Euro Robotics Charter Raising AI Hurdles in AVs?

An European association representing players in the robotics sector has published a charter of industry goals that could compromise the use of artificial intelligence in automobiles.

That’s because one of its main ambitions is to promote a “human-in-command approach”. Released by the European Engineering Industries Association (EUnited), the charter defines 10 focus areas intended to shape the future of work while supporting the United Nations Sustainable Development Goals (SDGs) for 2030.

EUnited, whose members include heavyweight industrial manufacturers such as Kawasaki Robotics, Epson, Stihl and Kärcher, was formed to develop, advocate, and communicate topics of industrial relevance to expand Europe’s competitiveness in robotic technology.

However, some in the autonomous driving industry may be concerned that the human-in-command approach could compromise the extent to which AI could be employed. Many see that, in any future Level 5 automated driving scenario, the human would certainly not be in full command of mission critical functions and, thus, be in contravention of the charter. For example, AI would be controlling the decision-making process in route choices and collision avoidance, such as in crash or swerve situations.

In a statement launching the charter, EUnited said its first focus area puts the human in the center, stating ‘The charter wants robots to relieve workers of the dull and low-interaction work that is not well suited for human nature – employees should work like humans and not like machines. Focus area two makes it clear that robots must assist humans, not the other way around.
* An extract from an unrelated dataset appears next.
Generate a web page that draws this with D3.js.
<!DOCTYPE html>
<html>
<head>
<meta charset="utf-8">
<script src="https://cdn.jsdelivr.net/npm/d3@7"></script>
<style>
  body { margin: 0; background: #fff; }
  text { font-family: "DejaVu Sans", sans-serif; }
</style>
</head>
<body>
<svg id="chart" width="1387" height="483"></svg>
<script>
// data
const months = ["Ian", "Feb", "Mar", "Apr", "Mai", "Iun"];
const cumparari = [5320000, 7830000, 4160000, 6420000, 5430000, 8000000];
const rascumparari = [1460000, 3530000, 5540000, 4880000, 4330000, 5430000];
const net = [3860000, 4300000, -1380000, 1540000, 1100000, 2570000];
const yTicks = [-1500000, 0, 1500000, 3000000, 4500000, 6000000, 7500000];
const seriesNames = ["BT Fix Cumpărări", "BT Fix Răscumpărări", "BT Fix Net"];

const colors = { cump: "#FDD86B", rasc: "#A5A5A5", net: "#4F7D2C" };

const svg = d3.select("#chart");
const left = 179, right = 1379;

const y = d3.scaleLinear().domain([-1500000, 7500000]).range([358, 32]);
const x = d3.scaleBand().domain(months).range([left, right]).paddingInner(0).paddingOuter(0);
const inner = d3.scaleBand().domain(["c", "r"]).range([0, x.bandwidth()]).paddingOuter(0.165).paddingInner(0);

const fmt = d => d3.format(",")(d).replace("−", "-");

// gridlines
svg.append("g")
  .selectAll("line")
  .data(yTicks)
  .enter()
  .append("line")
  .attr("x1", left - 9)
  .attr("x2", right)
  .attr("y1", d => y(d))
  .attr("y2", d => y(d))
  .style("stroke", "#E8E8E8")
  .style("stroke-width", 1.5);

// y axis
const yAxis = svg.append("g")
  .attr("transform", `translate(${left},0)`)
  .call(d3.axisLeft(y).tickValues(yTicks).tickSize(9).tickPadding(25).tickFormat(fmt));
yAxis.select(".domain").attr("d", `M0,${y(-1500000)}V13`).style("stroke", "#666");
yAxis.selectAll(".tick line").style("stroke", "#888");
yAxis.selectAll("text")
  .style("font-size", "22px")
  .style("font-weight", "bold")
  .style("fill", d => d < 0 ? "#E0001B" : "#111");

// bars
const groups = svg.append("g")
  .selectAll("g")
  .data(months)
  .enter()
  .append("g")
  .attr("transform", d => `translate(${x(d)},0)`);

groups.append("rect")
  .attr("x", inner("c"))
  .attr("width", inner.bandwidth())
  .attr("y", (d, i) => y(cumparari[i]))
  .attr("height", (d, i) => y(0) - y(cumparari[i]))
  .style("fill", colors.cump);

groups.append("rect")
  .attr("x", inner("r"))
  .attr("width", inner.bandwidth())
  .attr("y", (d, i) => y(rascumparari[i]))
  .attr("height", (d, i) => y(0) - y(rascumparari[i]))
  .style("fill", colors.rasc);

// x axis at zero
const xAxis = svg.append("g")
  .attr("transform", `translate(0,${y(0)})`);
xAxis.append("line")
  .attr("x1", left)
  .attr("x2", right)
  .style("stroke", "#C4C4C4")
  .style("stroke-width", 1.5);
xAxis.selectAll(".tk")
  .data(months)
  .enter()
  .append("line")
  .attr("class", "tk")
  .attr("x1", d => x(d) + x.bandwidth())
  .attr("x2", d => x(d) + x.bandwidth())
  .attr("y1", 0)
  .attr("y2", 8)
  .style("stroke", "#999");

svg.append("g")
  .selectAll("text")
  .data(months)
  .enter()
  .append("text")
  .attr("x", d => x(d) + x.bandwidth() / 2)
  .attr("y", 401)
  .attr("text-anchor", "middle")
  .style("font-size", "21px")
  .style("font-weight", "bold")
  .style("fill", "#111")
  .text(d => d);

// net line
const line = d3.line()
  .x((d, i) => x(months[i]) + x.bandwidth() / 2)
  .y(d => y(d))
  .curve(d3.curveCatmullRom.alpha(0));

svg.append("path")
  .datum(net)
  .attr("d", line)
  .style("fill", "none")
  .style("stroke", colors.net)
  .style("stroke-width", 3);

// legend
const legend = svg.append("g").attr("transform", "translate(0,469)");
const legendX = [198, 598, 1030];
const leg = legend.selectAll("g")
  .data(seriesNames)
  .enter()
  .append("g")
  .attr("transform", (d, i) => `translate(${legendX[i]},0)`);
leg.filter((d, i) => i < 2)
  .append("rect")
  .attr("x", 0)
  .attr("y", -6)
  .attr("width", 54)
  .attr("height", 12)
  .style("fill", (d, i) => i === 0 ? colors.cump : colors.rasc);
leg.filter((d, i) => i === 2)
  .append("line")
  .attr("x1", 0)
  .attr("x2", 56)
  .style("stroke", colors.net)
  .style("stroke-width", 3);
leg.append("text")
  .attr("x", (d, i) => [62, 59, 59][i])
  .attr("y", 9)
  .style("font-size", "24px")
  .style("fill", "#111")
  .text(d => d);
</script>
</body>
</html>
Therefore, the European robotics industry advocates a “human-in-command approach”. The other focus areas deal with skills development, human-robot collaboration, the ease of machine use, initiatives especially for young people and strategies tackling demographic change.’

In an email to TU-Automotive Patrick Schwarzkopf director at the Robotics Sector of EUnited said the organization does not consider autonomous vehicles to qualify as robots and so should not be covered by the charter. He added: “The Good Work Charter does not cover – or even address – road vehicles. Cars – even when driverless – are not robots by definition. The Humans in Command approach is important in designing automation systems and workplaces, e.g. in factories, when humans work directly or hand-in-hand with robots. The workplaces should be designed in such a way that the robot assists the human worker, not the other way round.”
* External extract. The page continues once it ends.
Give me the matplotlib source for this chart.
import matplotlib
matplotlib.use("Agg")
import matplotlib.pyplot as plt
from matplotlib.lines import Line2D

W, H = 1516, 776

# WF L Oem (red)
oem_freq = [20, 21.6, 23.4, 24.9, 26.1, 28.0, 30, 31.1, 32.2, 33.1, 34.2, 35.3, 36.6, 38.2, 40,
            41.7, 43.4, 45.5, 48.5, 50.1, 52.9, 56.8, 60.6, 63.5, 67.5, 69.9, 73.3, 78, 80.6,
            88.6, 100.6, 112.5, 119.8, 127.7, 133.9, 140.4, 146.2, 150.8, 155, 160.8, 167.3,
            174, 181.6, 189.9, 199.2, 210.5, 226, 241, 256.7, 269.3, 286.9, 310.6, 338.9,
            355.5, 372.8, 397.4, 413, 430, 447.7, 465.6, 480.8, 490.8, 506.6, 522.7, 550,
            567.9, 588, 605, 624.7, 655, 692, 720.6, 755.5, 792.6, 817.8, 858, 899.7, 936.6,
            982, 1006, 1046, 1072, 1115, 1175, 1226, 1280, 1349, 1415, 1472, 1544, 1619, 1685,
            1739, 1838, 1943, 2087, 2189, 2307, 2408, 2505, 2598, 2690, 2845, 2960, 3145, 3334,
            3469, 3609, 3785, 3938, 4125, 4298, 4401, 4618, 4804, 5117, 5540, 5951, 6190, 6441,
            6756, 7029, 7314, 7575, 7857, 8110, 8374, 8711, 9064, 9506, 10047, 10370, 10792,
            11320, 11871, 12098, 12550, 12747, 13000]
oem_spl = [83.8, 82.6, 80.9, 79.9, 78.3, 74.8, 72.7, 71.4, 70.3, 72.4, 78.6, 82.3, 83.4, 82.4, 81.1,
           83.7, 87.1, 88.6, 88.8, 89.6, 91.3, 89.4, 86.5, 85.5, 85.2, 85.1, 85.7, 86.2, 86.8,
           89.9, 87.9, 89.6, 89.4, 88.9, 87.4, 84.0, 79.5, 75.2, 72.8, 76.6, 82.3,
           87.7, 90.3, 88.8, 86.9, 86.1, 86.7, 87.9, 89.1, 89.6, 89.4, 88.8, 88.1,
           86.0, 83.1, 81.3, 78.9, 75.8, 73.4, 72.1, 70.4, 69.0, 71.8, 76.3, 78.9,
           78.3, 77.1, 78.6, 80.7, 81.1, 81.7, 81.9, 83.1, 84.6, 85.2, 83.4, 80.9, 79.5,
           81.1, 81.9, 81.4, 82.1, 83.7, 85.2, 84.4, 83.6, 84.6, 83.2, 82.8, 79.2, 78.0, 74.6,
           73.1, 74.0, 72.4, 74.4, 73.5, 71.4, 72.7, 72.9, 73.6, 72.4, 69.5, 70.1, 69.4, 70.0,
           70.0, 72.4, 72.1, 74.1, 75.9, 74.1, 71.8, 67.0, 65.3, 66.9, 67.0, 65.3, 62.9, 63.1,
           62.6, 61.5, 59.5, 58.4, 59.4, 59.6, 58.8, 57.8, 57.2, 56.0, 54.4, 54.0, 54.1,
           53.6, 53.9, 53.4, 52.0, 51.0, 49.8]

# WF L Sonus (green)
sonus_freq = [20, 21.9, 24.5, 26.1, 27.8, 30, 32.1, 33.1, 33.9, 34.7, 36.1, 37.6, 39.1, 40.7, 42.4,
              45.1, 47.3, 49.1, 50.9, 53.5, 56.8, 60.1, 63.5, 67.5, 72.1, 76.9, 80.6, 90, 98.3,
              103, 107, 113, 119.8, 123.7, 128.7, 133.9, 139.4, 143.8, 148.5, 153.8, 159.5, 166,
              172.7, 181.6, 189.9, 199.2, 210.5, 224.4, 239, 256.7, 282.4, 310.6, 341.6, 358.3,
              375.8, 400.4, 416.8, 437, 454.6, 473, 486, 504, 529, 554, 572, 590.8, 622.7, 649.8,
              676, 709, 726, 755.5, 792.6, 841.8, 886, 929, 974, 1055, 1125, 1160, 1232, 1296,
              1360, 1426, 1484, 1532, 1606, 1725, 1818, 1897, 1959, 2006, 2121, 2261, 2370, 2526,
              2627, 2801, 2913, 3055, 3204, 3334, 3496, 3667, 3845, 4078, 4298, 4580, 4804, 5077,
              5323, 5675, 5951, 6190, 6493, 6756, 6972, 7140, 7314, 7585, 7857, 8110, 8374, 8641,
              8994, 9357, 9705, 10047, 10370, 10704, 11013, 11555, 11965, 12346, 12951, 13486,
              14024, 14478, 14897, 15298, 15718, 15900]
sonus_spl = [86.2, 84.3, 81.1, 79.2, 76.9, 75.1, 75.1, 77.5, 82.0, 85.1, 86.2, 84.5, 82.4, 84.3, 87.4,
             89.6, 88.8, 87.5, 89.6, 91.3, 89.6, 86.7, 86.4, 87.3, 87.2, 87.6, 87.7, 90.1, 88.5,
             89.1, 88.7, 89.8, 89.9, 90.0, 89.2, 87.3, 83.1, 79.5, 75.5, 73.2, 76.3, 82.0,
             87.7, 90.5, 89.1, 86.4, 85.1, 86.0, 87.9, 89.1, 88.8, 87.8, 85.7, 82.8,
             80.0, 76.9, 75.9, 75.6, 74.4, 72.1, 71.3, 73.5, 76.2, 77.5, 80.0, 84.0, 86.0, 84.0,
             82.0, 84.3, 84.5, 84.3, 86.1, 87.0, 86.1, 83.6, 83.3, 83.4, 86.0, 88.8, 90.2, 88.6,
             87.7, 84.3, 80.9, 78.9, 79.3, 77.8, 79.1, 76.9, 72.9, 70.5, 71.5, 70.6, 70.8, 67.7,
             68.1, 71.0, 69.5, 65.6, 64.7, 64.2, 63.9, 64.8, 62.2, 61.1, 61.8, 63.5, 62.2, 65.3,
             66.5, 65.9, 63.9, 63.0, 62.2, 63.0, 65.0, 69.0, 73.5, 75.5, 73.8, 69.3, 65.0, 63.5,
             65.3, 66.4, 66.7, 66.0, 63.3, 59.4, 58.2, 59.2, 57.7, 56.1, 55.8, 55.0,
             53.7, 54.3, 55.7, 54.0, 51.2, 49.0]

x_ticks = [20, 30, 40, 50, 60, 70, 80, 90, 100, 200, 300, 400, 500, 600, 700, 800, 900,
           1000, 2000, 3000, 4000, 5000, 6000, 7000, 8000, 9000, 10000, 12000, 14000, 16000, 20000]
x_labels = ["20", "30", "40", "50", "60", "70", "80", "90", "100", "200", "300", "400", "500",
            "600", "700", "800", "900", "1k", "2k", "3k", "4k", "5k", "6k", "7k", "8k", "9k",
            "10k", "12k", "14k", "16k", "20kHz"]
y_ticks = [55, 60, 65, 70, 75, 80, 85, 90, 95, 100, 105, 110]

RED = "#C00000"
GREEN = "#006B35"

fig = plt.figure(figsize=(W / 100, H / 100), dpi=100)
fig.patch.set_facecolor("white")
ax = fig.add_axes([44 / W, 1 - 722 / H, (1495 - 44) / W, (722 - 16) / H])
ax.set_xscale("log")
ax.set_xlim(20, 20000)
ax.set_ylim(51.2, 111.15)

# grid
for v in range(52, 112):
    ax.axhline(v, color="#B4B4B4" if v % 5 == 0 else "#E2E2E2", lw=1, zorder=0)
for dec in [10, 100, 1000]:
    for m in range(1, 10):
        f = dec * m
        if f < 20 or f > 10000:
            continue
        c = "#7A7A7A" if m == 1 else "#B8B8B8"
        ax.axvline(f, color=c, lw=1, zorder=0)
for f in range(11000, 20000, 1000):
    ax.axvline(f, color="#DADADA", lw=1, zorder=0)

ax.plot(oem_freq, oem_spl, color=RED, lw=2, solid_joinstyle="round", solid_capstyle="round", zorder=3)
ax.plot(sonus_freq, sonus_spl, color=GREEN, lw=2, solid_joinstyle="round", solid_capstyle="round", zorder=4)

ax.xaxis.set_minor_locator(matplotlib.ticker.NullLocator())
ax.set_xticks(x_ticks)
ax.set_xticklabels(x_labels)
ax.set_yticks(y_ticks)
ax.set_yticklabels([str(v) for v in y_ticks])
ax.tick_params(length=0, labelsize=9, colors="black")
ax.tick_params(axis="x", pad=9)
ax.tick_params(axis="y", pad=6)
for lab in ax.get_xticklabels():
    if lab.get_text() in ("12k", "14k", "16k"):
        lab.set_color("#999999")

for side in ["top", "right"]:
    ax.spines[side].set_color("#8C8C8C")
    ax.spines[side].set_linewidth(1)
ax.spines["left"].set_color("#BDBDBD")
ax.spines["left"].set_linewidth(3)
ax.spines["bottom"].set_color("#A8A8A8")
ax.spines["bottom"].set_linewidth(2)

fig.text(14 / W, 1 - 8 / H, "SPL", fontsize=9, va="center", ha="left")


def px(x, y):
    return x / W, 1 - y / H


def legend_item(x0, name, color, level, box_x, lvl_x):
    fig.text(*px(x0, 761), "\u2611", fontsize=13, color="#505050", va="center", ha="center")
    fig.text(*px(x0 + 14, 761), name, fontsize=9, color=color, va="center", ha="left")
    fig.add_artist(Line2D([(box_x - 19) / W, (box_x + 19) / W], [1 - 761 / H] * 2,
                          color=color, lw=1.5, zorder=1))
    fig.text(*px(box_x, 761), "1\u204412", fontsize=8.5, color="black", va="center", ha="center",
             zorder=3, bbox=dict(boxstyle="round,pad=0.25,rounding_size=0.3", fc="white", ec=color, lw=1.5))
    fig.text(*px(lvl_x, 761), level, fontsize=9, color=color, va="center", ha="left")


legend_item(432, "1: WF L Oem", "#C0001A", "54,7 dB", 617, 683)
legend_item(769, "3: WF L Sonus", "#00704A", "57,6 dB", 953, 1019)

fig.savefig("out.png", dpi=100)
That said, many experts in the autonomous sector consider that the driverless vehicle will, indeed, eventually become a ‘work place’ even with the advent of Level 3 and above technology. Drivers and passengers, whether long haul truckers or commercial travelers, are probably going to be expected to contribute administration work while their vehicles are in autonomous mode. If that is the case, the charter could certainly have a bearing on the debate about what being in command actually means.